In the meantime, the era of native regeneration was well meaning, but powerless to stop an avalanche of new propagation. The hillsides of camphor Laurel on former dairy paddocks continue to choke out all else bar a few clumps of hoop pine.
It seems to me that as our atmosphere increases in carbon dioxide there will become an ecosystem perfect for plants which when flourishing will dominate our attempts to slow them down.
I see signs of this frenetic growth and blossoming of colour all over the local landscape which, being sub-tropical, provides an ideal haven for these colourful new Australians.
They propagate easily with leaf and root diversity that is good for our poor soils. The natives survive the hardships, to come back first but the colourful new Australians fill the gap, bringing an ability to absorb excess nutrient when times are good.
It seems to me that as their insistent presence is unavoidable, and unwavering, that we might as well embrace their offerings and garden with nature - just like Masanobu Fukuoka and his gentle premise outlined in the One Straw Revolution.
This suggests a new form of landscape management is begging.
Fire alone is not the answer, as it kills the soft plants, the ones that can repel a fire front rather than spur it along. But they always die in the fight - think figs, avocados, palm trees. By removing that generation of soil fixers nature has to start again and each time with more compromised assets.
If we are to allow nature to build soil capable of gobbling up all of mankind's emissions, then allow her access of care.
I propose to limit human involvement to one with a blade in hand.
The Amazon was cleared with a machete, as were the rainforests of South East Asia. Of course a knife doesn't have to yield whole-scale destruction. It is best used in a subtle way - like lopping the flower off a thistle.
One could even do that from the confines of a puttering side-by-side.
You know, our new colourful Australians extend well out from the back-blocks and yet in every remote corner of the nation there are smiling faces and lilting speech that heralds the knowledge that another bloody foreigner has weeded their way into our front yards.
I can say this because I, too, am an immigrant and remain so pleased to be here.

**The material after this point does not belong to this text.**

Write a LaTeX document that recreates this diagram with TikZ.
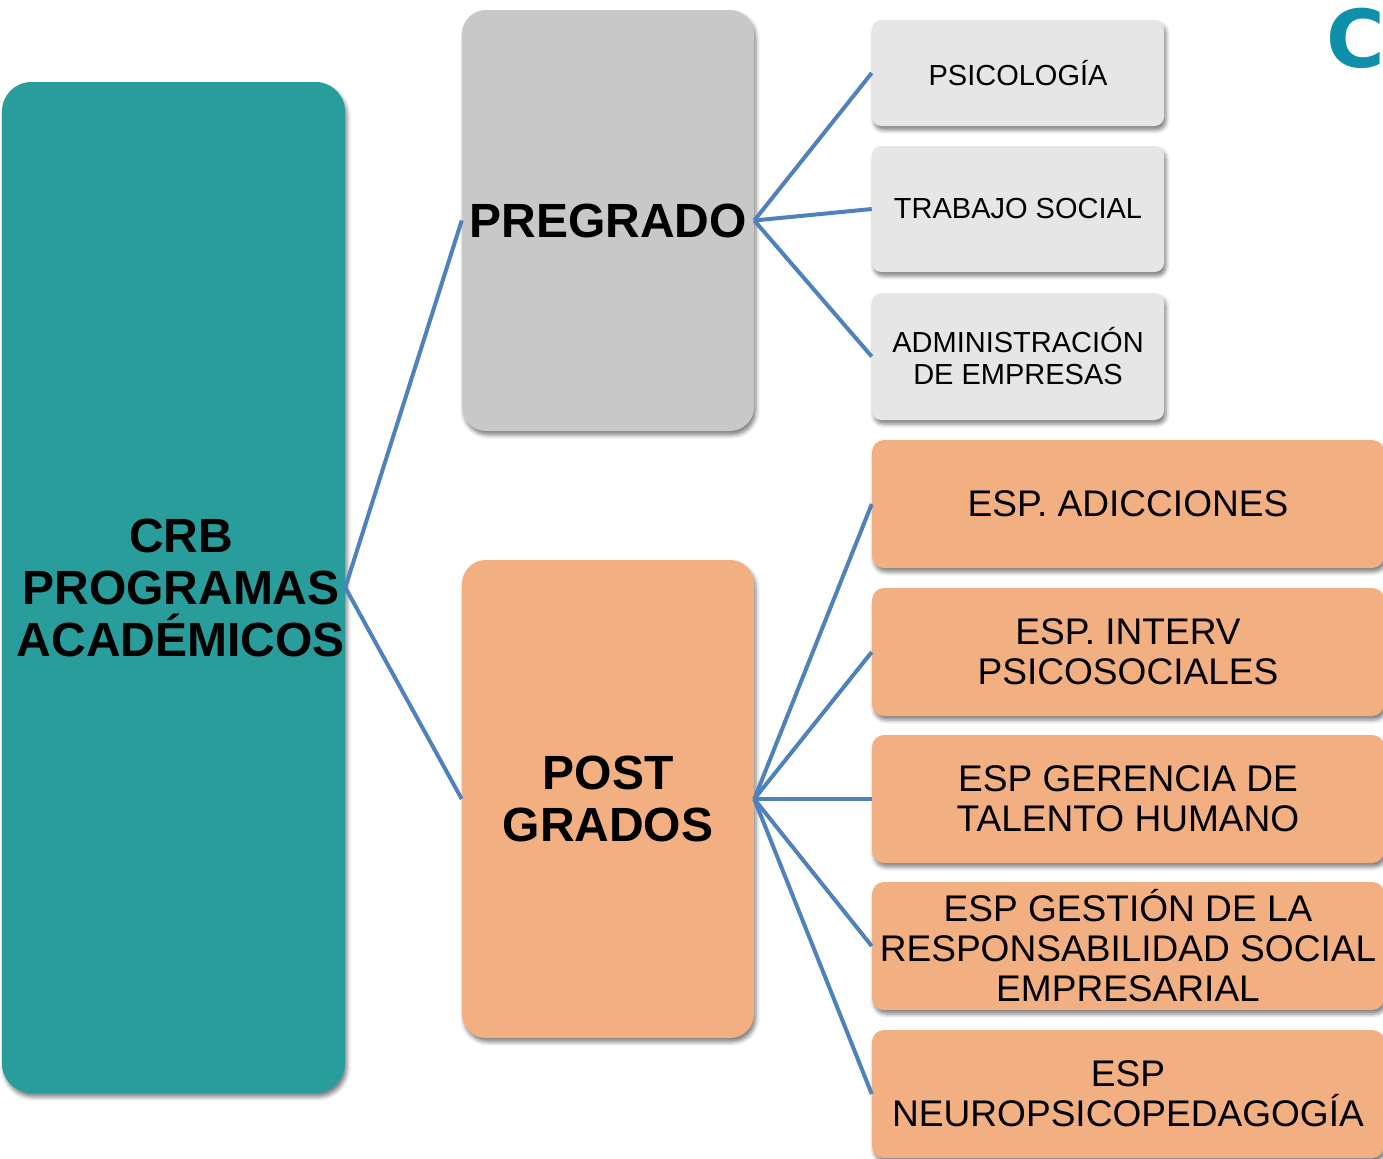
\documentclass[tikz,border=0pt]{standalone}
\usepackage{fontspec}
\setmainfont{Liberation Sans}
\newfontfamily\logofont{DejaVu Sans}
\usepackage{tikz}
\usetikzlibrary{shadows.blur}
\definecolor{crbTeal}{HTML}{289D9B}
\definecolor{preGris}{HTML}{C8C8C8}
\definecolor{cajaGris}{HTML}{E6E6E6}
\definecolor{postNaranja}{HTML}{F2AF82}
\definecolor{lineaAzul}{HTML}{4F81BD}
\definecolor{logoAzul}{HTML}{0E90AA}
\newdimen\px \px=0.75pt % ein Bildpunkt
\tikzset{
  Caja/.style={rounded corners=#1, inner sep=0pt, align=center,
    blur shadow={shadow xshift=1.5pt, shadow yshift=-3pt,
      shadow blur radius=3pt, shadow opacity=50}}, % für alle Kästen
  Raiz/.style={Caja=22pt, fill=crbTeal, minimum width=343\px,
    minimum height=1011\px},
  Titulo/.style={inner sep=0pt, align=center,
    font=\fontsize{36}{39}\selectfont\bfseries}, % fette Beschriftung
  Nivel/.style={Caja=18pt, Titulo, minimum width=292\px}, % für Pregrado/Postgrados
  Carrera/.style={Caja=7pt, fill=cajaGris, minimum width=292\px,
    font=\fontsize{21.75}{24}\selectfont},
  Esp/.style={Caja=9pt, fill=postNaranja, minimum width=512\px,
    minimum height=128\px, font=\fontsize{27.8}{30}\selectfont},
  Linea/.style={draw=lineaAzul, line width=3pt} % für Verbindungen
}
\begin{document}
\begin{tikzpicture}[x=0.75pt, y=-0.75pt]
\clip (0,0) rectangle (1383,1158);

%Kästen
\node[Raiz] (crb) at (173.5,587.5) {};
\node[Titulo] (crbtxt) at ([xshift=7.5\px]crb.center) {CRB\\PROGRAMAS\\ACADÉMICOS};

\node[Nivel, fill=preGris, minimum height=421\px] (pre) at (608,220.5) {PREGRADO};
\node[Nivel, fill=postNaranja, minimum height=478\px] (post) at (608,799) {POST\\GRADOS};

\node[Carrera, minimum height=106\px] (psi) at (1018,73) {PSICOLOGÍA};
\node[Carrera, minimum height=126\px] (ts) at (1018,209) {TRABAJO SOCIAL};
\node[Carrera, minimum height=127\px] (adm) at (1018,356.5) {ADMINISTRACIÓN\\DE EMPRESAS};

\node[Esp] (adic) at (1128,504) {ESP. ADICCIONES};
\node[Esp] (interv) at (1128,652) {ESP. INTERV\\PSICOSOCIALES};
\node[Esp] (ger) at (1128,799) {ESP GERENCIA DE\\TALENTO HUMANO};
\node[Esp] (gest) at (1128,946) {ESP GESTIÓN DE LA\\RESPONSABILIDAD SOCIAL\\EMPRESARIAL};
\node[Esp] (neuro) at (1128,1094) {ESP\\NEUROPSICOPEDAGOGÍA};

\node[text=logoAzul, inner sep=0pt, font=\logofont\bfseries\fontsize{60}{60}\selectfont] (logo) at (1356,38) {C};

%Verbindungen
\draw[Linea] (crb.east) -- (pre.west);
\draw[Linea] (crb.east) -- (post.west);
\foreach \h in {psi,ts,adm}
  \draw[Linea] (pre.east) -- (\h.west);
\foreach \h in {adic,interv,ger,gest,neuro}
  \draw[Linea] (post.east) -- (\h.west);

\end{tikzpicture}
\end{document}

Ask any immigrant what they think of Australia and you will hear some stories.
My old mate who re-structured a portion of the fruit and vegetable markets back in the 1960s recalls one Italian grocer saying how he "prayed to the Captain Cook every night!".
Along our coastlines another race of new people are painting the landscape verdant - these are the islanders who gather to sing lustily along the shores of our bays.
In the cities where the melting pot is extreme, one can see Chinese and Indians holding hands, surely a sign of a new beginning in peaceful Australia?
Burka-wearing women laugh at the surf's edge while their grand-daughters, proud of their faith and lineage, come to the Royal Show in Aussie beachwear.
They all agree that to live in Australia is free - and invigorating. The plants nod in consensus and bloom to prove their point.
And yet there are those among us who wish to decry the success of this lucky country. Alas, the nay-sayers and poppy-cutters will always be among us, just as the noisy Lorikeet protests the kite's path.
This is nature, after all. So live and let live, I say.